Plug-and-play: As an external module, it corrects "semantic leakage" and "incomplete editing" in DDIM/DDPM Inversion, PnP, LEDITS++, and others.

Highlights & Insights¶

Theorizing the Problem: Transforming "background editing difficulty" from a tuning issue into a statistical necessity via the Tweedie formula and Fisher information.
Perspective Shift: Moving from "WHERE" (masking) to "HOW" (signal modulation by magnitude).
z-score Normalization: A simple but effective statistical solution to the problem of incomparable absolute magnitudes, enabling cross-prompt generalization.
Transferable Trick: The probing-normalization-layering-modulation workflow can theoretically be applied to any CFG-dependent controllable generation task.
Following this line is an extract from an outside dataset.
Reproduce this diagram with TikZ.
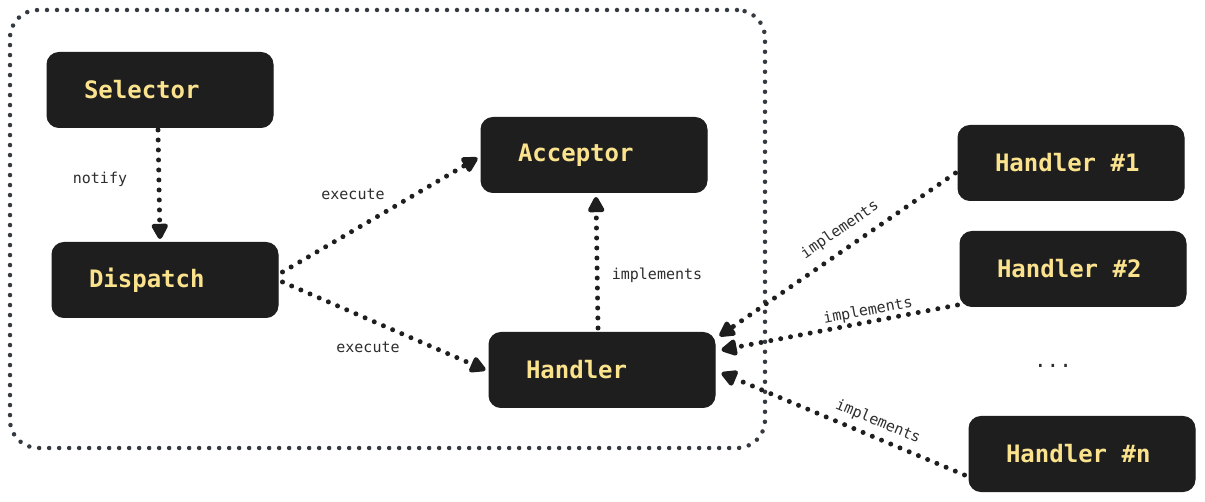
\documentclass[tikz,border=0pt]{standalone}
\usepackage{fontspec}
\setmonofont{DejaVu Sans Mono}
\usetikzlibrary{arrows.meta,calc}
\definecolor{boxc}{HTML}{1E1E1E}
\definecolor{txt}{HTML}{FBE38E}
\definecolor{lbl}{HTML}{2E2E2E}
\definecolor{framec}{HTML}{343A40}
\newcommand{\msp}{\hspace{0.602em}}
\begin{document}
\begin{tikzpicture}[x=1pt,y=-1pt,
 box/.style={fill=boxc, draw=boxc, line width=1pt, rounded corners=12pt, minimum height=75pt, text width=152pt, inner xsep=37pt, inner ysep=0pt, align=left, font=\ttfamily\bfseries\fontsize{24}{28}\selectfont, text=txt},
 conn/.style={draw=boxc, line width=5pt, line cap=round, dash pattern=on 0pt off 10pt, -{Triangle[length=18pt,width=18pt,round]}},
 lab/.style={font=\ttfamily\fontsize{15}{18}\selectfont, text=lbl, inner sep=0pt},
 grpbox/.style={draw=framec, line width=4.5pt, line cap=round, dash pattern=on 0pt off 10pt, rounded corners=28pt, minimum width=755pt, minimum height=438pt, inner sep=0pt}]
\fill[white] (0,0) rectangle (1205,502);
\useasboundingbox (0,0) rectangle (1205,502);

\node[grpbox] (grp) at (387.5,229) {};

\node[box] (sel) at (160,90) {Selector};
\node[box] (disp) at (165,280) {Dispatch};
\node[box] (acc) at (594,155) {Acceptor};
\node[box] (hand) at (602,370) {Handler};
\node[box] (h1) at (1071,163) {Handler\msp\#1};
\node[box] (h2) at (1073,269) {Handler\msp\#2};
\node[box] (hn) at (1082,454) {Handler\msp\#n};
\node[lab, font=\ttfamily\fontsize{21}{24}\selectfont] (dots) at (1053,366) {...};

\draw[conn] ($(sel.south)+(-2,2)$) -- ($(disp.north)+(-5,-3)$);
\node[lab] (l1) at (100,179) {notify};

\draw[conn] ($(disp.east)+(4,-8)$) -- ($(acc.west)+(-3,3)$);
\node[lab] (l2) at (353,194) {execute};

\draw[conn] ($(disp.east)+(4,2)$) -- ($(hand.west)+(-3,0)$);
\node[lab] (l3) at (368,347) {execute};

\draw[conn] ($(hand.north)+(-4,-4)$) -- ($(acc.south)+(2,4)$);
\node[lab] (l4) at (657,275) {implements};

\draw[conn] ($(h1.west)+(-2,10)$) -- ($(hand.east)+(4,-34)$);
\node[lab, rotate=34.5] (l5) at (840,230) {implements};

\draw[conn] ($(h2.west)+(-2,36)$) -- ($(hand.east)+(6,-20)$);
\node[lab, rotate=10.7] (l6) at (868,311) {implements};

\draw[conn] ($(hn.west)+(-4,21)$) -- ($(hand.east)+(6,3)$);
\node[lab, rotate=-22.7] (l7) at (878,422) {implements};
\end{tikzpicture}
\end{document}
Limitations & Future Work¶

Gaussian Posterior Assumption: The theoretical derivation assumes Gaussian posteriors, which simplifies the proof but does not perfectly match the true diffusion process.
Manual Intent Specification: Users must specify whether they are editing an object or background, and the method relies on fixed z-score thresholds.
Base Model Sensitivity: Incremental gains depend on the underlying architecture; threshold adjustments may be needed for different base models.

vs. DiffEdit: DiffEdit uses $\Delta\epsilon$ as a spatial signal for binary masks; Ours treats it as a semantic signal for gradient modulation.
vs. Attention Manipulation (Prompt-to-Prompt): These methods focus on WHERE via attention; Ours focuses on HOW via denoising dynamics, making them complementary.
vs. Inversion Editors: Prism-Edit serves as a plug-and-play enhancement layer rather than a replacement.

Rating¶

Novelty: ⭐⭐⭐⭐⭐ Linking CFG magnitude to Fisher information density provides deep theoretical insight into background editing failure.
Experimental Thoroughness: ⭐⭐⭐⭐ Solid validation across three base models and multiple baseline integrations.
Writing Quality: ⭐⭐⭐⭐⭐ Clear progression from hypothesis to theory to method.
Value: ⭐⭐⭐⭐ Training-free and model-agnostic solution for a practical pain point in image editing.